I place this will into the very materiality of my works: resolutely abstract, in monochromes, nuanced, where darkness coexists with clarity, blue crackles in contact with black, or lights up on its own. We are in the absence/presence of light.
My paintings, drawings, and photographs are each an absolute creation, free from imitation.
A meticulous affinity between my hands and pigments, charcoal, ballpoint pen, and paints applied on paper or canvas. My execution techniques never repeat, and the result is always foreign. I thus work to fix the movement of matter, the density of light, to infuse myself into it, for the creation of your memory.
There is always something one did not suspect.
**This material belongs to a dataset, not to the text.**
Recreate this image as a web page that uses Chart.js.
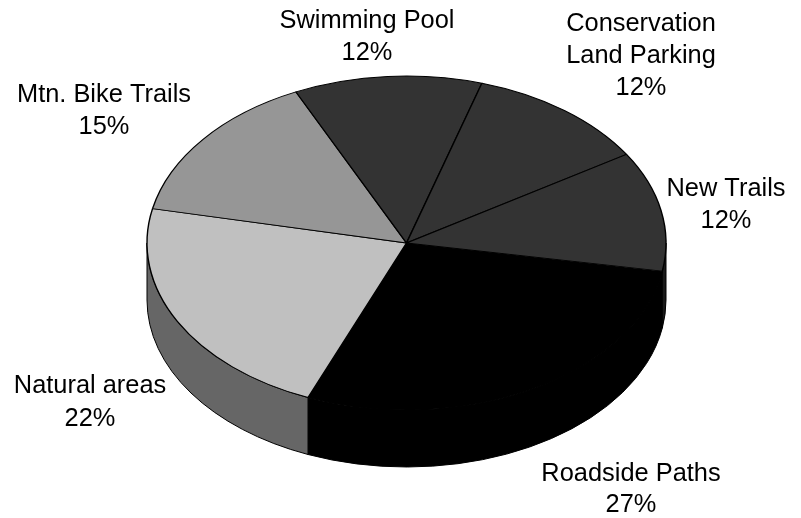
<!DOCTYPE html>
<html>
<head>
<meta charset="utf-8">
<title>Pie chart</title>
<script src="https://cdn.jsdelivr.net/npm/chart.js@4/dist/chart.umd.min.js"></script>
<style>
    html, body { margin: 0; padding: 0; background: #fff; }
    canvas { display: block; }
</style>
</head>
<body>
<canvas id="pie" width="801" height="518"></canvas>
<script>
// the printed percentages
const categories = ['Roadside Paths', 'Natural areas', 'Mtn. Bike Trails', 'Swimming Pool', 'Conservation Land Parking', 'New Trails'];
const percentLabels = ['27%', '22%', '15%', '12%', '12%', '12%'];
// slice sizes as measured from the drawn angles (the 3D perspective of the original
// makes the front slice look bigger than its printed 27%)
const sliceValues = [28.5, 22.1, 14.7, 11.7, 11.4, 11.6];
const topColors = ['#000000', '#c0c0c0', '#969696', '#333333', '#333333', '#333333'];
const wallColors = ['#000000', '#666666', '#4b4b4b', '#191919', '#191919', '#191919'];

// ellipse of the pie top on the page
const centerX = 406.5;
const centerY = 243;
const radiusX = 259.5;
const radiusY = 167;
const depth = 57;
const firstSliceAngle = 9.7; // degrees clockwise from east

// where the label text goes, same order as categories
const labelSpots = [
    { x: 631, y: [474], pctY: 505 },
    { x: 90, y: [386], pctY: 419 },
    { x: 104, y: [95], pctY: 127 },
    { x: 367, y: [21], pctY: 53 },
    { x: 641, y: [24, 56], pctY: 88 },
    { x: 726, y: [189], pctY: 221 }
];
const labelLines = [['Roadside Paths'], ['Natural areas'], ['Mtn. Bike Trails'], ['Swimming Pool'], ['Conservation', 'Land Parking'], ['New Trails']];

// squash the flat pie to an ellipse and draw the side wall under it
const pie3d = {
    id: 'pie3d',
    beforeDatasetsDraw(chart) {
        const ctx = chart.ctx;
        const arcs = chart.getDatasetMeta(0).data;
        ctx.save();
        ctx.lineWidth = 1;
        ctx.strokeStyle = '#000';
        arcs.forEach((arc, i) => {
            // only the part of the rim facing us, 0..PI, has a wall
            [0, Math.PI * 2].forEach(shift => {
                const from = Math.max(arc.startAngle, shift);
                const to = Math.min(arc.endAngle, shift + Math.PI);
                if (from >= to) return;
                ctx.beginPath();
                ctx.ellipse(centerX, centerY, radiusX, radiusY, 0, from, to);
                ctx.ellipse(centerX, centerY + depth, radiusX, radiusY, 0, to, from, true);
                ctx.closePath();
                ctx.fillStyle = wallColors[i];
                ctx.fill();
                ctx.stroke();
            });
        });
        ctx.restore();

        const first = arcs[0];
        ctx.save();
        ctx.translate(centerX, centerY);
        ctx.scale(radiusX / first.outerRadius, radiusY / first.outerRadius);
        ctx.translate(-first.x, -first.y);
    },
    afterDatasetsDraw(chart) {
        const ctx = chart.ctx;
        ctx.restore();

        ctx.save();
        ctx.fillStyle = '#000';
        ctx.font = '25.4px "Liberation Sans", Arial, sans-serif';
        ctx.textAlign = 'center';
        ctx.textBaseline = 'middle';
        labelSpots.forEach((spot, i) => {
            labelLines[i].forEach((line, n) => ctx.fillText(line, spot.x, spot.y[n]));
            ctx.fillText(percentLabels[i], spot.x, spot.pctY);
        });
        ctx.restore();
    }
};

const myChart = new Chart(document.getElementById('pie'), {
    type: 'pie',
    data: {
        labels: categories,
        datasets: [{
            data: sliceValues,
            backgroundColor: topColors,
            borderColor: '#000',
            borderWidth: 1.4
        }]
    },
    options: {
        responsive: false,
        animation: false,
        rotation: 90 + firstSliceAngle,
        plugins: {
            legend: { display: false },
            tooltip: { enabled: false }
        }
    },
    plugins: [pie3d]
});
</script>
</body>
</html>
Something unexpected. This ineffable thing.
The emergence of a decidedly unique imprint, my works are self-portraits, portraits of parts of myself.
I say that my creations are “materializations of psychic states,” human landscapes, threads of my soul, inviting others to merge with them.
Their value is not aesthetic; it lies in the vibrations my works create in the viewer. These are two sensibilities meeting, no longer two separate individuals. It is a living process. I regard them as active beings, forging new links between Us. The viewer becomes a creator of the work as it comes to life.
I commit to a path toward a new vision of Being, of the world, of oneself, and of others.
If the viewer lets themselves be invited, psychic resonances align in a single symphony, a dialogue begins to take root. An anamorphosis of their soul takes shape, an elusive reflection. It is a poetic experience. A powerful and intense presence. A demanding experience.
I want my works to refine human minds, sharpen souls, and for emotions to find an echo, so that words resonate there.
What is important is what the work mobilizes in us, and the result of that encounter."
"Psychic suffering is linked to everything that escapes the process of subjectivizing symbolization. We suffer from what is psychically blocked or awaiting psychic inscription. The human being does not suffer only because of events, or because of certain thoughts, but because some processes within them have not found a mirror, an echo, a listening, a receptacle and remain in dereliction." René Roussillon - Manual of psychology and psychopathology of general clinical practice, page 146.